Pointing out that he has been consistently pursuing the matter with the central government, Amarinder has reiterated his demand for immediate central assistance to farmers to enable them to opt for methods other than burning to get rid of the paddy straw. He has been requesting the central government to provide a bonus of Rs 100 per quintal over and above the Minimum Support Price (MSP) for paddy to compensate them for the additional financial burden arising from stubble management.

He added that Punjab is helpless as it cannot force or penalise the beleaguered farmers trying hard to cope with massive debt burdens and do not have the money to meet the cost of stubble management. He said that all efforts are being made to spread awareness and encourage the farmers to adopt alternative methods of eliminating the paddy straw.

With Punjab expecting a production of 18 million tonnes of paddy this season leading to the generation of 20 million tonnes of straw, it is not possible for the state to make arrangements to store all the stubble.

More stubble trouble

Meanwhile, in view of the orders given by the Supreme Court and National Green Tribunal, the environment department in Haryana has taken a tough stance on cases of stubble burning.

Haryana Pollution Control Board has started a statewide campaign under which till Tuesday 1,011 farmers have been identified and marked burning stubble across the state. The department has filed police cases as well as imposed fines on them.

Haryana Environment Minister Vipul Goel has appealed to farmers to not burn the remains of their crops.

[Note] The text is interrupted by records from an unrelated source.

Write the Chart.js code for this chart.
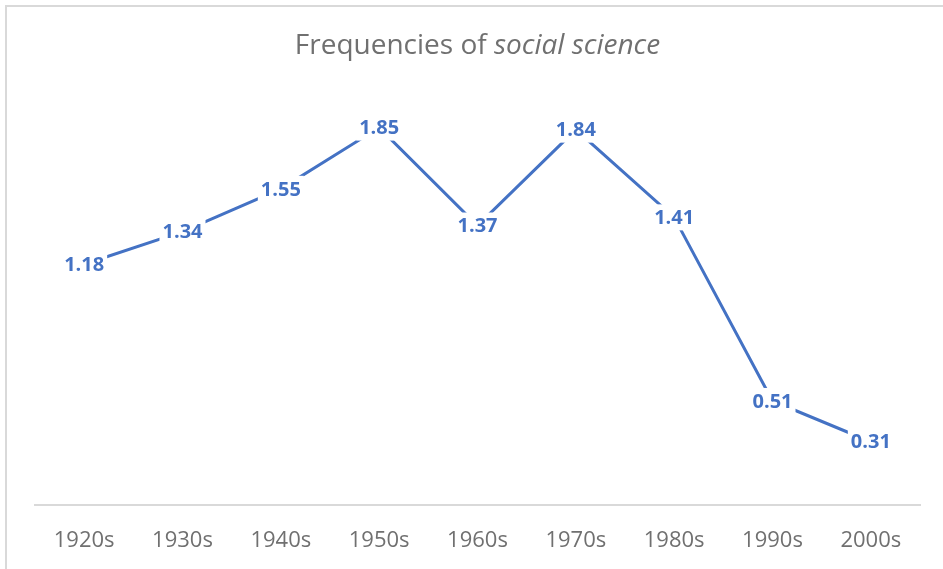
<!DOCTYPE html>
<html>
<head>
<meta charset="utf-8">
<script src="https://cdn.jsdelivr.net/npm/chart.js@4/dist/chart.umd.min.js"></script>
<style>
  html, body { margin: 0; padding: 0; background: #fff; }
  #wrap { width: 943px; height: 569px; position: relative; }
</style>
</head>
<body>
<div id="wrap"><canvas id="chart"></canvas></div>
<script>
const decades = ["1920s", "1930s", "1940s", "1950s", "1960s", "1970s", "1980s", "1990s", "2000s"];
const frequencies = [1.18, 1.34, 1.55, 1.85, 1.37, 1.84, 1.41, 0.51, 0.31];
const titlePlain = "Frequencies of ";
const titleItalic = "social science";

const blue = "#4472C4";
const gray = "#707070";

// title with mixed normal / italic text
const titlePlugin = {
  id: "mixedTitle",
  afterDraw(chart) {
    const ctx = chart.ctx;
    const area = chart.chartArea;
    ctx.save();
    ctx.fillStyle = gray;
    ctx.textBaseline = "middle";
    ctx.font = "28px 'Open Sans'";
    const w1 = ctx.measureText(titlePlain).width;
    ctx.font = "italic 28px 'Open Sans'";
    const w2 = ctx.measureText(titleItalic).width;
    let x = (area.left + area.right) / 2 - (w1 + w2) / 2;
    ctx.textAlign = "left";
    ctx.font = "28px 'Open Sans'";
    ctx.fillText(titlePlain, x, 46);
    ctx.font = "italic 28px 'Open Sans'";
    ctx.fillText(titleItalic, x + w1, 46);
    ctx.restore();
  }
};

// value labels centered on the points, hiding the line behind them
const valueLabels = {
  id: "valueLabels",
  afterDatasetsDraw(chart) {
    const ctx = chart.ctx;
    const meta = chart.getDatasetMeta(0);
    ctx.save();
    ctx.font = "bold 20px 'Open Sans'";
    ctx.textAlign = "center";
    ctx.textBaseline = "middle";
    meta.data.forEach((pt, i) => {
      const txt = frequencies[i].toFixed(2);
      const w = ctx.measureText(txt).width;
      ctx.fillStyle = "#fff";
      ctx.fillRect(pt.x - w / 2 - 3, pt.y - 13, w + 6, 26);
      ctx.fillStyle = blue;
      ctx.fillText(txt, pt.x, pt.y + 1);
    });
    ctx.restore();
  }
};

// light frame on the top and left edges
const framePlugin = {
  id: "frame",
  afterDraw(chart) {
    const ctx = chart.ctx;
    ctx.save();
    ctx.strokeStyle = "#d9d9d9";
    ctx.lineWidth = 2;
    ctx.beginPath();
    ctx.moveTo(6, 569);
    ctx.lineTo(6, 6);
    ctx.lineTo(943, 6);
    ctx.stroke();
    ctx.restore();
  }
};

new Chart(document.getElementById("chart"), {
  type: "line",
  data: {
    labels: decades,
    datasets: [{
      data: frequencies,
      borderColor: blue,
      borderWidth: 3,
      pointRadius: 0,
      tension: 0,
      fill: false
    }]
  },
  options: {
    responsive: true,
    maintainAspectRatio: false,
    animation: false,
    layout: { padding: { left: 35, right: 23, top: 97, bottom: 0 } },
    plugins: {
      legend: { display: false },
      title: { display: false },
      tooltip: { enabled: false }
    },
    scales: {
      x: {
        offset: true,
        grid: { display: false, drawTicks: false },
        border: { display: true, color: "#d9d9d9", width: 2 },
        ticks: {
          color: gray,
          padding: 23,
          maxRotation: 0,
          font: { family: "'Open Sans'", size: 22 }
        },
        afterFit(scale) { scale.height = 64; }
      },
      y: {
        display: false,
        min: 0,
        max: 2
      }
    }
  },
  plugins: [titlePlugin, valueLabels, framePlugin]
});
</script>
</body>
</html>
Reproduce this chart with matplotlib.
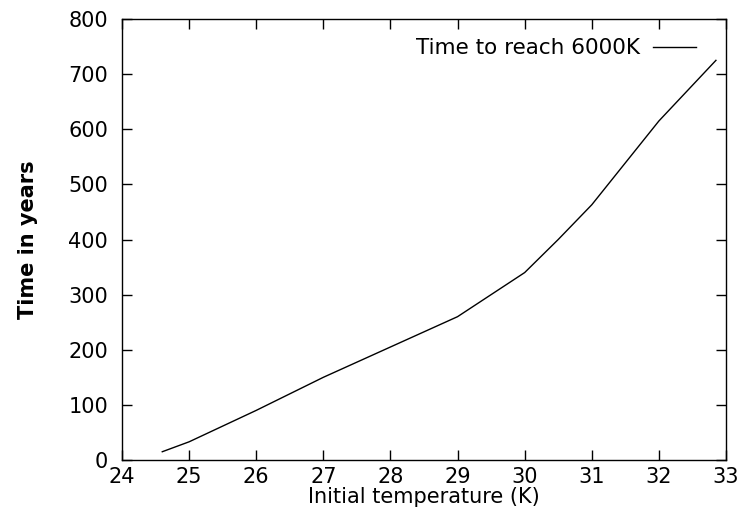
import matplotlib.pyplot as plt

# initial temperature (K) vs time to reach 6000K (years)
temps = [24.6, 25, 26, 27, 28, 29, 30, 30.5, 31, 32, 32.85]
years = [15, 33, 90, 150, 205, 260, 340, 400, 463, 615, 725]

plt.rcParams['font.family'] = ['DejaVu Sans']

fig = plt.figure(figsize=(7.42, 5.16), dpi=100)
ax = fig.add_axes([122 / 742, 1 - 460 / 516, 604 / 742, 441 / 516])

ax.plot(temps, years, color='black', lw=1, label='Time to reach 6000K')

ax.set_xlim(24, 33)
ax.set_ylim(0, 800)
ax.set_xticks(range(24, 34))
ax.set_yticks(range(0, 801, 100))
ax.tick_params(direction='in', top=True, right=True, length=7, width=1,
               labelsize=15)
ax.tick_params(axis='y', pad=10)
ax.tick_params(axis='x', pad=5)
for s in ax.spines.values():
    s.set_linewidth(1)

ax.set_xlabel('Initial temperature (K)', fontsize=15, labelpad=0)
ax.set_ylabel('Time in years', fontsize=15, fontweight='bold', labelpad=22)

ax.legend(loc='upper right', bbox_to_anchor=(0.983, 1.0), frameon=False,
          fontsize=15.5, handlelength=2.0, markerfirst=False,
          borderaxespad=0.5, handletextpad=0.6)

plt.savefig('out.png')
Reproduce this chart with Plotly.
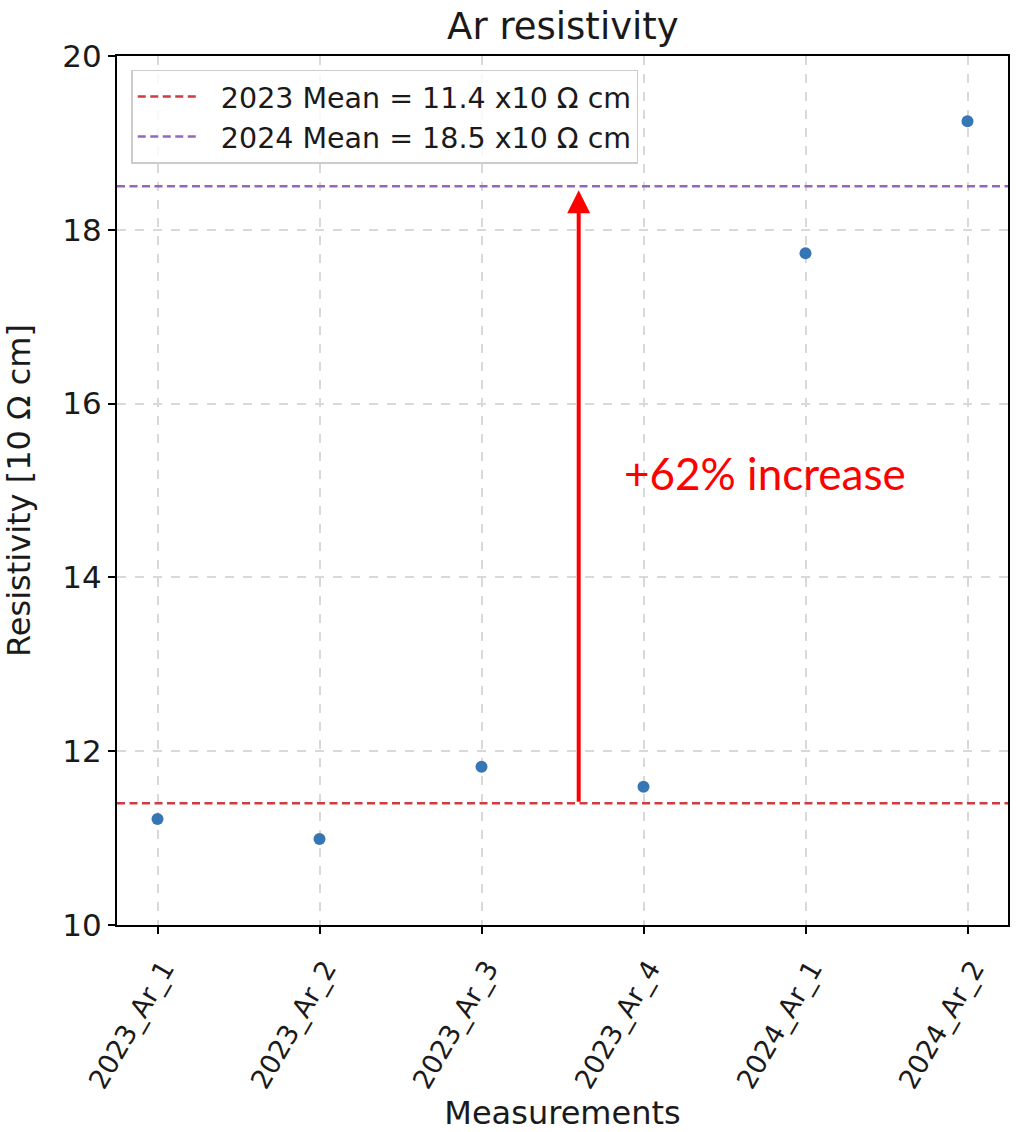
import plotly.graph_objects as go

# Measurement labels and resistivity values (units of 10 Ω cm)
measurements = ["2023_Ar_1", "2023_Ar_2", "2023_Ar_3", "2023_Ar_4", "2024_Ar_1", "2024_Ar_2"]
resistivity = [11.22, 10.99, 11.82, 11.59, 17.73, 19.25]

mean_2023 = 11.4
mean_2024 = 18.5
increase_label = "+62% increase"

y_ticks = [10, 12, 14, 16, 18, 20]

x_pos = list(range(len(measurements)))
x_lo, x_hi = -0.25, len(measurements) - 0.75

FONT = "DejaVu Sans"
GAP = "\u00a0\u00a0"  # gap between legend line sample and text

fig = go.Figure()

fig.add_trace(go.Scatter(
    x=[x_lo, x_hi], y=[mean_2023, mean_2023], mode="lines",
    line=dict(color="#cf3b40", width=2.5, dash="8px,4.5px"),
    name=f"{GAP}2023 Mean = {mean_2023} x10 Ω cm",
))
fig.add_trace(go.Scatter(
    x=[x_lo, x_hi], y=[mean_2024, mean_2024], mode="lines",
    line=dict(color="#9467bd", width=2.5, dash="8px,4.5px"),
    name=f"{GAP}2024 Mean = {mean_2024} x10 Ω cm",
))
fig.add_trace(go.Scatter(
    x=x_pos, y=resistivity, mode="markers",
    marker=dict(color="#3776b4", size=12, line=dict(width=0)),
    showlegend=False,
))

# Arrow from the 2023 mean up to the 2024 mean
arrow_x = 2.6
fig.add_annotation(
    x=arrow_x, y=mean_2024, ax=arrow_x, ay=mean_2023,
    xref="x", yref="y", axref="x", ayref="y",
    text="", showarrow=True, arrowhead=2, arrowwidth=4, arrowsize=1.15,
    arrowcolor="#ff0000", standoff=4,
)
fig.add_annotation(
    x=3.75, y=15.2, xref="x", yref="y", text=increase_label, showarrow=False,
    font=dict(family="Lato", size=44, color="#ff0000"),
)

axis_common = dict(
    showline=True, linecolor="black", linewidth=2, mirror=True,
    ticks="outside", ticklen=7, tickwidth=2, tickcolor="black",
    showgrid=True, gridcolor="#d9d9d9", gridwidth=1.5, griddash="dash",
    zeroline=False,
)

fig.update_xaxes(
    range=[x_lo, x_hi], tickvals=x_pos, ticktext=measurements, tickangle=-60,
    ticklabelstandoff=8, ticklabelshift=6,
    tickfont=dict(family=FONT, size=27, color="#1a1a1a"),
    title=dict(text="Measurements", font=dict(family=FONT, size=32, color="#1a1a1a"), standoff=8),
    **axis_common,
)
fig.update_yaxes(
    range=[10, 20], tickvals=y_ticks,
    tickfont=dict(family=FONT, size=31, color="#1a1a1a"),
    title=dict(text="Resistivity [10 Ω cm]", font=dict(family=FONT, size=32, color="#1a1a1a"), standoff=22),
    **axis_common,
)

fig.update_layout(
    width=1031, height=1132,
    margin=dict(l=117, r=23, t=56, b=207, autoexpand=False),
    paper_bgcolor="white", plot_bgcolor="white",
    title=dict(text="Ar resistivity", x=0.546, xanchor="center", y=1 - 26 / 1132,
               yanchor="middle", font=dict(family=FONT, size=37, color="#1a1a1a")),
    legend=dict(
        x=0.016, y=0.984, xanchor="left", yanchor="top",
        bgcolor="rgba(255,255,255,0.8)", bordercolor="#cccccc", borderwidth=1.5,
        font=dict(family=FONT, size=28.5, color="#1a1a1a"),
        itemwidth=60, tracegroupgap=0,
    ),
)

fig.write_html("out.html")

FIRs have been filed against 227 farmers in cases caught by the Pollution Control Board. Apart from this, 454 farmers were charged a fine of Rs 11,89,500.

Goel also stated that other cases are also being probed. He said that burning the remains of crops is not a solution. The government has given many other options to the farmers to destroy the stubble.

The opposition in Haryana, be it the Indian National Lok Dal or the Congress, have been standing with the farmers on the issue putting the onus of the stubble management on the government.

The problem now needs both a short and long-term solution. According to Ghuman, “It is high time the issue is taken up on a missionary mode.”